Miedo me da mi amigo Fernando Aramburu con su nueva novela, Ávidas pretensiones. En primer lugar, por atreverse a escribir una sátira en esta áspera España donde predomina una concepción penitencial de la literatura: si no cuesta esfuerzo terminar un libro, será porque no vale nada. Y si encima te ríes, ya has pecado: estás perdiendo el tiempo en lugar de invertirlo en perfeccionar tu espíritu; más te valdría leer un ladrillo histórico, para aprender de paso algo sobre los egipcios o sobre la Edad Media. El humor resulta sospechoso. Y con razón, porque pone al descubierto lo que preferiríamos no mirar. Los satíricos son severos moralistas que censuran nuestras costumbres y nuestra forma de vida. La sátira trabaja provocando un desorden: saca de quicio la realidad y así nos permite conocerla mejor, igual que conocemos mejor a alguien cuando le hemos visto perder los papeles o la paciencia. El orden establecido hace bien en protegerse del humor, porque siempre es un llamamiento a la insurrección. Y al orden literario establecido nada le asusta tanto como un autor que haga reír. Con mayor motivo, si es a su costa, como en el caso de Aramburu, que dirige su sátira al mundillo literario.

En segundo lugar, miedo me da Aramburu porque sospecho que le habrá salido una astracanada. Antonio Orejudo, cuando escribió una novela de campus universitario, comprobó que nuestra realidad no permite humor inglés, al estilo de David Lodge, por ejemplo: se queda sin remedio en el astracán más disparatado. La culpa no es de Orejudo y Aramburu, que tienen un sentido del humor muy afilado: somos nosotros los que no damos para más. Cualquiera que conozca la universidad española o el mundillo literario sabe que sólo el disparate chabacano puede hacerle justicia.

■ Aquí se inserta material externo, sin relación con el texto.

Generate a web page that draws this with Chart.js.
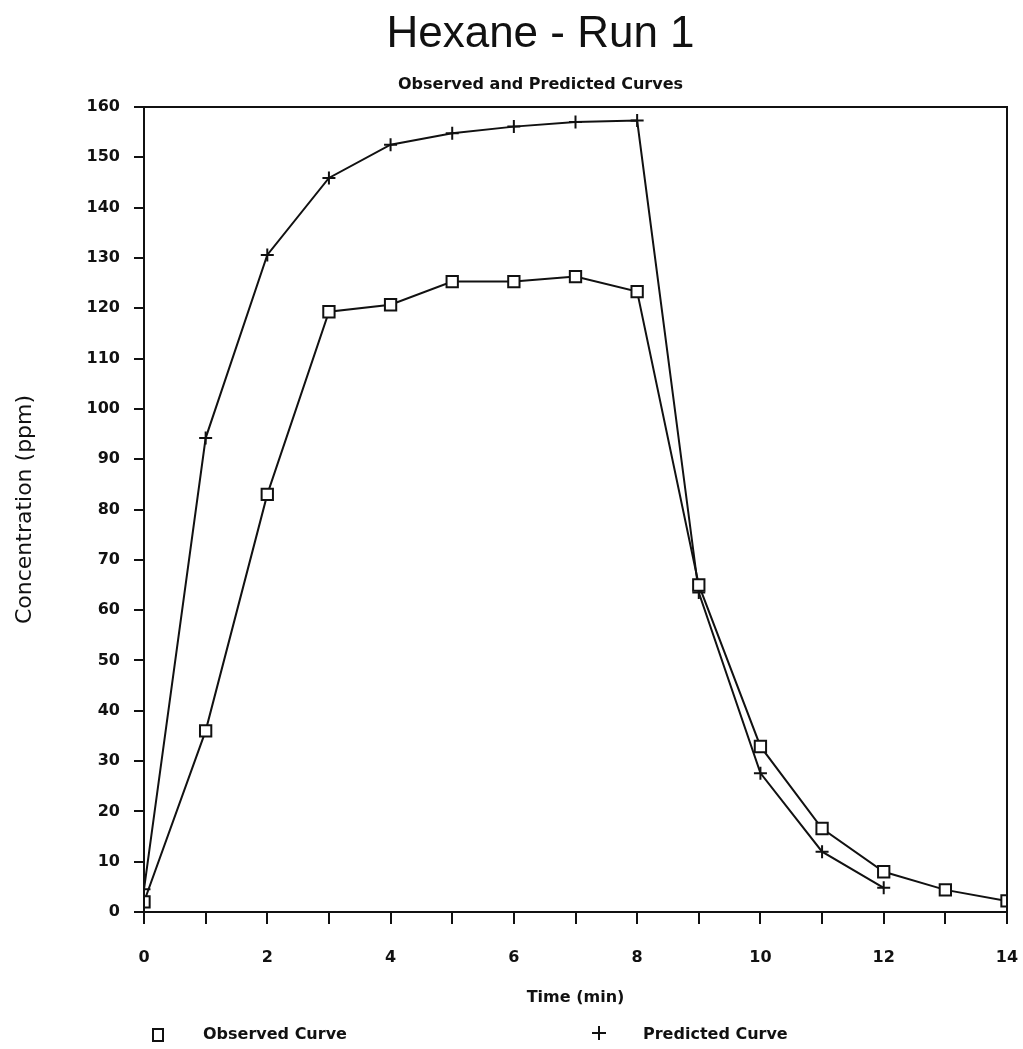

Más que al grupo de Bloomsbury, aquí los escritores somos clavaditos a Bienvenido Mr. Marshall, todos esperando el Cervantes o el Nobel que le dan a otro. Aramburu, con quien he viajado en un autobús lleno de plumíferos entonando cantos regionales, nos conoce a todos demasiado bien y, aunque Fernando es piadoso y poco amigo de hacer sangre, es tan buen escritor que será inevitable que nos parezcamos. ¿A quién le agrada eso?

Se conoce que la Contrarreforma barrió la primavera erasmista y el humor alegre de Cervantes o de Lázaro de Tormes, y ahora ya todos somos hijos del triste malhumor, el exabrupto y la sal gorda de don Francisco de Quevedo. En esta tierra, al que se pone a escribir una sátira, le sale sin querer un astracán; los libros de viajes acaban dando un Cela que se ríe de los lisiados por los pueblos de la Alcarria; si nos ponemos a hacernos los ingleses, nos sale Javier Marías; y si hacemos experimentos, nos sale un bocadillo de Nocilla.

Miedo me da Aramburu, por último, porque quizá sea medio luterano de tanto vivir en Alemania, puede que hasta erasmista, y por tanto capaz de hacernos volver a casa, a aquel humor español compasivo y crítico, diáfano pero complejo, con buena puntería para dar donde duele pero no hace daño, sino que hace pensar.

Miedo me da Aramburu, digo, porque, como lo haya conseguido, no se lo vamos a perdonar. Aquí al que acierta se le tira al pilón.